Let’s boil it down. Let’s take the research, and give you a good recap of the issues. Here are just a few reasons why having a lot of kids and being busy may (or may not) be mutually exclusive.

1. These children matter eternally. I think this person is saying, "Busyness has no comparison when weighed with an eternal soul. We're talking trivial business matters, vs. eternal significance. There is really no just comparison." (person # 6)

2. Busyness is a modern concept. What this person is saying- if I'm correct in my assessment here- is that being "too busy" is a construct that is simply the result of our modern philosophy that financial freedom will be our ultimate good and our ultimate happiness. (#6 & #8)

3. Being busy is something you can control. I think this subject comes up in a few of the answers above. These people are saying, "Don't put child-rearing on the back burner ... many people make it work and thrive... such as the doctor and her husband who have new joy at their little one-  even though they must utilize daycare- and it is a joy that they would not and could not have known otherwise! (#1, #6, & #4)

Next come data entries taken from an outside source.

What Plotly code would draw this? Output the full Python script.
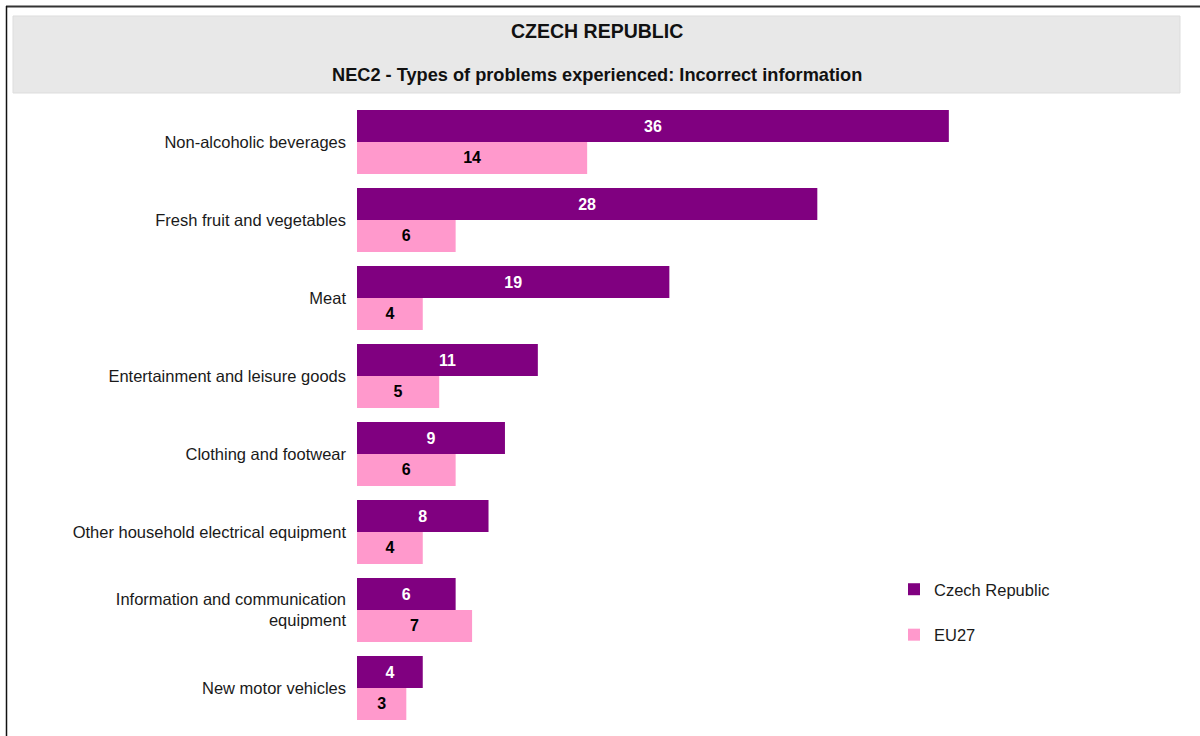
import plotly.graph_objects as go

categories = [
    "Non-alcoholic beverages",
    "Fresh fruit and vegetables",
    "Meat",
    "Entertainment and leisure goods",
    "Clothing and footwear",
    "Other household electrical equipment",
    "Information and communication<br>equipment",
    "New motor vehicles",
]
czech = [36, 28, 19, 11, 9, 8, 6, 4]
eu27 = [14, 6, 4, 5, 6, 4, 7, 3]

series_names = ["Czech Republic", "EU27"]
colors = ["#800080", "#FF99CC"]
text_colors = ["white", "black"]

title_main = "CZECH REPUBLIC"
title_sub = "NEC2 - Types of problems experienced: Incorrect information"

W, H = 1200, 736
L, R, T, B = 357, 21, 103, 9
pw, ph = W - L - R, H - T - B


def px_x(x):
    return (x - L) / pw


def px_y(y):
    return (H - B - y) / ph


FONT = "Liberation Sans, Arial"

fig = go.Figure()
for i, (name, vals) in enumerate(zip(series_names, [czech, eu27])):
    fig.add_trace(go.Bar(
        y=categories, x=vals, name=name, orientation="h",
        marker=dict(color=colors[i], line=dict(width=0)),
        text=vals, texttemplate="<b>%{x}</b>", textposition="inside",
        insidetextanchor="middle",
        textfont=dict(color=text_colors[i], size=16, family=FONT),
        legendgroup=name, hoverinfo="skip",
    ))

fig.update_layout(
    width=W, height=H,
    margin=dict(l=L, r=R, t=T, b=B, autoexpand=False),
    paper_bgcolor="white", plot_bgcolor="white",
    barmode="group", bargap=0.18, bargroupgap=0,
    font=dict(family=FONT, size=16.5, color="#1a1a1a"),
    xaxis=dict(range=[0, 50], visible=False, fixedrange=True),
    yaxis=dict(autorange="reversed", showgrid=False, zeroline=False, showline=False,
               ticks="", ticklabelstandoff=10, fixedrange=True,
               tickfont=dict(size=16.5, color="#1a1a1a")),
    showlegend=True,
    legend=dict(x=px_x(894), y=px_y(572), xanchor="left", yanchor="top",
                traceorder="grouped", tracegroupgap=21,
                font=dict(size=16.5, color="#1a1a1a"), itemwidth=30,
                bgcolor="rgba(0,0,0,0)"),
    shapes=[
        dict(type="rect", xref="paper", yref="paper",
             x0=px_x(13), x1=px_x(1180), y0=px_y(93), y1=px_y(16),
             fillcolor="#E8E8E8", line=dict(color="#DDDDDD", width=1), layer="below"),
        dict(type="line", xref="paper", yref="paper",
             x0=px_x(6), x1=px_x(1200), y0=px_y(6.5), y1=px_y(6.5),
             line=dict(color="#333333", width=2)),
        dict(type="line", xref="paper", yref="paper",
             x0=px_x(6.5), x1=px_x(6.5), y0=px_y(6), y1=px_y(736),
             line=dict(color="#111111", width=1.5)),
    ],
    annotations=[
        dict(text=f"<b>{title_main}</b>", xref="paper", yref="paper",
             x=px_x(597), y=px_y(31), xanchor="center", yanchor="middle",
             showarrow=False, font=dict(size=19.5, color="#111111")),
        dict(text=f"<b>{title_sub}</b>", xref="paper", yref="paper",
             x=px_x(597), y=px_y(75), xanchor="center", yanchor="middle",
             showarrow=False, font=dict(size=18.2, color="#111111")),
    ],
)

fig.write_html("out.html", config={"displayModeBar": False},
               post_script="document.body.style.margin='0px';")
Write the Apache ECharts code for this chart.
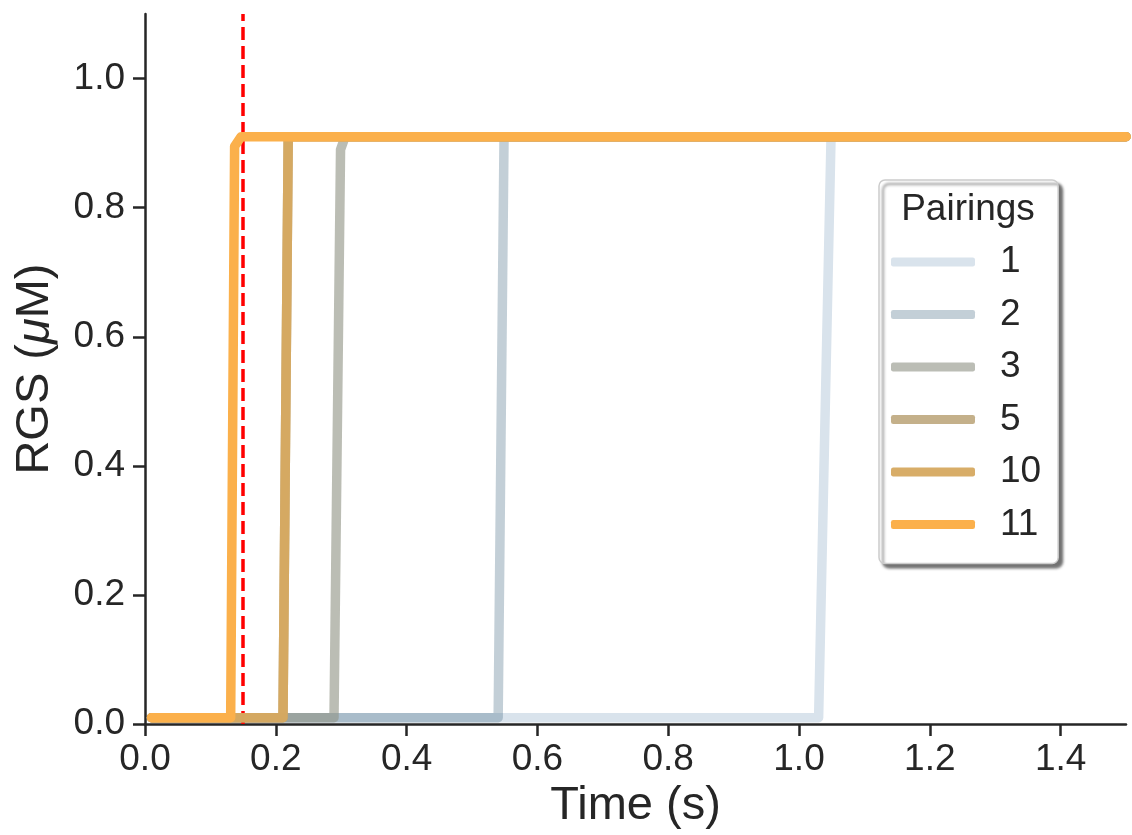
<!DOCTYPE html>
<html>
<head>
<meta charset="utf-8">
<script src="https://cdn.jsdelivr.net/npm/echarts@6/dist/echarts.min.js"></script>
<style>
html,body{margin:0;padding:0;background:#fff;}
#chart{width:1132px;height:835px;}
</style>
</head>
<body>
<div id="chart"></div>
<script>
// ---- data ----
const pairingNames = ['1', '2', '3', '5', '10', '11'];
const curve1  = [[0.01, 0.01], [1.030, 0.01], [1.049, 0.91], [1.5, 0.91]];
const curve2  = [[0.01, 0.01], [0.540, 0.01], [0.549, 0.91], [1.5, 0.91]];
const curve3  = [[0.01, 0.01], [0.289, 0.01], [0.299, 0.89], [0.306, 0.91], [1.5, 0.91]];
const curve5  = [[0.01, 0.01], [0.211, 0.01], [0.219, 0.91], [1.5, 0.91]];
const curve10 = [[0.01, 0.01], [0.211, 0.01], [0.219, 0.91], [1.5, 0.91]];
const curve11 = [[0.01, 0.01], [0.131, 0.01], [0.137, 0.895], [0.147, 0.91], [1.5, 0.91]];
const curves = [curve1, curve2, curve3, curve5, curve10, curve11];
const markerTime = 0.15;
const xTicks = [0, 0.2, 0.4, 0.6, 0.8, 1.0, 1.2, 1.4];
const yTicks = [0, 0.2, 0.4, 0.6, 0.8, 1.0];

// ---- styles ----
const lineRGB = [[217,227,236],[67,105,130],[147,150,137],[181,156,109],[214,169,96],[251,176,75]];
const lineAlpha = [1, 0.32, 0.63, 0.8, 0.95, 1];
const FONT = 'Liberation Sans, Arial, sans-serif';
const INK = '#262626';
function rgba(c, a){ return 'rgba(' + c[0] + ',' + c[1] + ',' + c[2] + ',' + a + ')'; }
function onWhite(c, a){ return 'rgb(' + c.map(v => Math.round(a * v + (1 - a) * 255)).join(',') + ')'; }

const series = pairingNames.map((name, i) => ({
  name: name,
  type: 'line',
  data: curves[i],
  showSymbol: false,
  symbol: 'none',
  clip: true,
  z: 2 + i,
  lineStyle: { color: rgba(lineRGB[i], lineAlpha[i]), width: 9.5, cap: 'round', join: 'round' },
  itemStyle: { color: onWhite(lineRGB[i], lineAlpha[i]) }
}));
series.push({
  type: 'line',
  data: [],
  z: 20,
  markLine: {
    silent: true,
    symbol: 'none',
    label: { show: false },
    lineStyle: { color: '#ff0000', width: 3.5, type: [13, 6] },
    data: [{ xAxis: markerTime }]
  }
});

const chart = echarts.init(document.getElementById('chart'), null, { renderer: 'canvas' });
chart.setOption({
  animation: false,
  backgroundColor: '#ffffff',
  grid: { left: 145, right: 6, top: 14, bottom: 108, containLabel: false },
  xAxis: {
    type: 'value', min: 0, max: 1.5,
    name: 'Time (s)', nameLocation: 'middle', nameGap: 54,
    nameTextStyle: { fontSize: 47, color: INK, fontFamily: FONT },
    axisLine: { onZero: false, lineStyle: { color: INK, width: 2.5 } },
    axisTick: { show: true, length: 12, lineStyle: { color: INK, width: 2.5 }, customValues: xTicks },
    axisLabel: { customValues: xTicks, formatter: v => v.toFixed(1), fontSize: 37, color: INK, fontFamily: FONT, margin: 17 },
    splitLine: { show: false }
  },
  yAxis: {
    type: 'value', min: 0, max: 1.1,
    name: 'RGS ({i|μ}M)', nameLocation: 'middle', nameGap: 86, nameRotate: 90,
    nameTextStyle: { fontSize: 47, color: INK, fontFamily: FONT,
      rich: { i: { fontSize: 47, fontStyle: 'italic', color: INK, fontFamily: FONT } } },
    axisLine: { onZero: false, lineStyle: { color: INK, width: 2.5 } },
    axisTick: { show: true, length: 12, lineStyle: { color: INK, width: 2.5 }, customValues: yTicks },
    axisLabel: { customValues: yTicks, formatter: v => v.toFixed(1), fontSize: 37, color: INK, fontFamily: FONT, margin: 20 },
    splitLine: { show: false }
  },
  legend: {
    orient: 'vertical',
    left: 879, top: 180,
    padding: [62, 17, 19, 12],
    itemWidth: 84, itemHeight: 9, itemGap: 12.5,
    icon: 'roundRect',
    align: 'left',
    backgroundColor: '#ffffff',
    borderColor: '#cccccc', borderWidth: 1.5, borderRadius: 6,
    shadowColor: 'rgba(0,0,0,0.55)', shadowBlur: 3, shadowOffsetX: 4, shadowOffsetY: 4,
    textStyle: { fontSize: 37, lineHeight: 40, color: INK, fontFamily: FONT, padding: [0, 0, 0, 20] },
    data: pairingNames.map((n, i) => ({ name: n, itemStyle: { color: onWhite(lineRGB[i], lineAlpha[i]) } }))
  },
  graphic: [{
    type: 'text', x: 968, y: 210, z: 100,
    style: { text: 'Pairings', font: '37px ' + FONT, fill: INK, align: 'center', verticalAlign: 'middle', textAlign: 'center', textVerticalAlign: 'middle' }
  }],
  series: series
});
</script>
</body>
</html>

4. Busyness/business is the result of selfishness.  Some people answered that "busyness" isn't a good excuse, simply because you are at the center of your own little world, trying to make decisions before you've had a chance to try life with kiddos. (#2)

5. If you are feeling overwhelmed, maybe. (I received a few comments from people who asked that I not quote them, citing either mental illness or anxiety/stress as the reason they postponed children, or recommend that others do the same). Some people don't have kids, for reasons unknown to outsiders. I must clarify that if faithful, married Catholics don't have any kids, it isn't necessarily a sin- in and of itself. (#5 & #&7)

Final thoughts: Are your kids a drain on your creativity or an inspiration?  An absence or a loneliness?  Are your children benefitting you? A little bit or a lot? Are children beneficial?Are children a source or a strain on your “security”? IS being too busy a good reason not to have kids? I’ll let you non-parents take a wild guess what us parents would say!

This is the second post in a series on Family. Read the first post, Thoughts on NFP and Having Kids Sooner.

4 comments:

Laura {a spoonful of joy} said...

I really enjoyed both of these posts.
Our three are each 22 months apart and the first was born before our first anniversary so, like you, I definitely consider our apparent fertility to be a gift, especially considering there are so many families (my own parents included) who struggle to get pregnant.
I'm curious, what was your attitude towards contraception before your conversion to Catholicism? I grew up Catholic and openness to life was just second nature to me. What was your experience?
Also, yes, our third boy was born a couple weeks ago - thanks for the comment. :)

Tacy said...

My family was very Pro-Life growing up. The only change was no birth control! I never felt convicted by the HS about it until we became Catholic.

Tacy said...

Oh! And congrats on that baby!! How did I miss that?!